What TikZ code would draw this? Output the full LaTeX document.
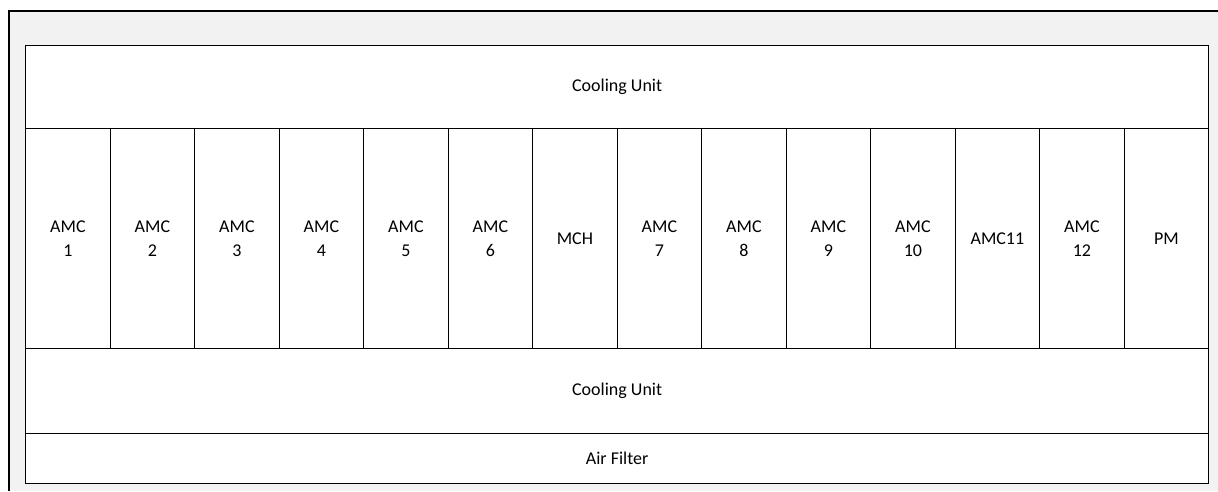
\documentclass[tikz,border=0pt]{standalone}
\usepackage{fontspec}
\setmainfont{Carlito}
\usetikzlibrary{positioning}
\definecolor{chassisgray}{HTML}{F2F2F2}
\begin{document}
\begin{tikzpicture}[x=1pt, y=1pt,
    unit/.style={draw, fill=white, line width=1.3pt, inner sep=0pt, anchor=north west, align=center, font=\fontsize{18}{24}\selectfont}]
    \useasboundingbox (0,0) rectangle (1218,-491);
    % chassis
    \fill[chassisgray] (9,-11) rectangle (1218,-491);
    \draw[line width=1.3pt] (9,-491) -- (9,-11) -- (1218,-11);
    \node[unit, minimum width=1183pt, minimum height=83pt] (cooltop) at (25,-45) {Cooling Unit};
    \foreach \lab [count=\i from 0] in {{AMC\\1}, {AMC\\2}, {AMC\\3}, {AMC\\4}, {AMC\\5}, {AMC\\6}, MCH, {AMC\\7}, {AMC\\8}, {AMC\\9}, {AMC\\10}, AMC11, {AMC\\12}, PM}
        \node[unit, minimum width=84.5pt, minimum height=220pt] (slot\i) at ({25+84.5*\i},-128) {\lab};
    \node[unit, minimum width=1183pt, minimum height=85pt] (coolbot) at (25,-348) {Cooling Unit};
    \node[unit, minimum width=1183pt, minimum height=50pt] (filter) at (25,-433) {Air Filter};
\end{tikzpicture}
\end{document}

| TO BE DONE |
Transcribe the material as is, with images omitted.

| THE COMPLETED TASK |
What TikZ code would draw this? Output the full LaTeX document.
\documentclass[tikz,border=0pt]{standalone}
\usepackage{fontspec}
\setmainfont{Carlito}
\usetikzlibrary{positioning}
\definecolor{chassisgray}{HTML}{F2F2F2}
\begin{document}
\begin{tikzpicture}[x=1pt, y=1pt,
    unit/.style={draw, fill=white, line width=1.3pt, inner sep=0pt, anchor=north west, align=center, font=\fontsize{18}{24}\selectfont}]
    \useasboundingbox (0,0) rectangle (1218,-491);
    % chassis
    \fill[chassisgray] (9,-11) rectangle (1218,-491);
    \draw[line width=1.3pt] (9,-491) -- (9,-11) -- (1218,-11);
    \node[unit, minimum width=1183pt, minimum height=83pt] (cooltop) at (25,-45) {Cooling Unit};
    \foreach \lab [count=\i from 0] in {{AMC\\1}, {AMC\\2}, {AMC\\3}, {AMC\\4}, {AMC\\5}, {AMC\\6}, MCH, {AMC\\7}, {AMC\\8}, {AMC\\9}, {AMC\\10}, AMC11, {AMC\\12}, PM}
        \node[unit, minimum width=84.5pt, minimum height=220pt] (slot\i) at ({25+84.5*\i},-128) {\lab};
    \node[unit, minimum width=1183pt, minimum height=85pt] (coolbot) at (25,-348) {Cooling Unit};
    \node[unit, minimum width=1183pt, minimum height=50pt] (filter) at (25,-433) {Air Filter};
\end{tikzpicture}
\end{document}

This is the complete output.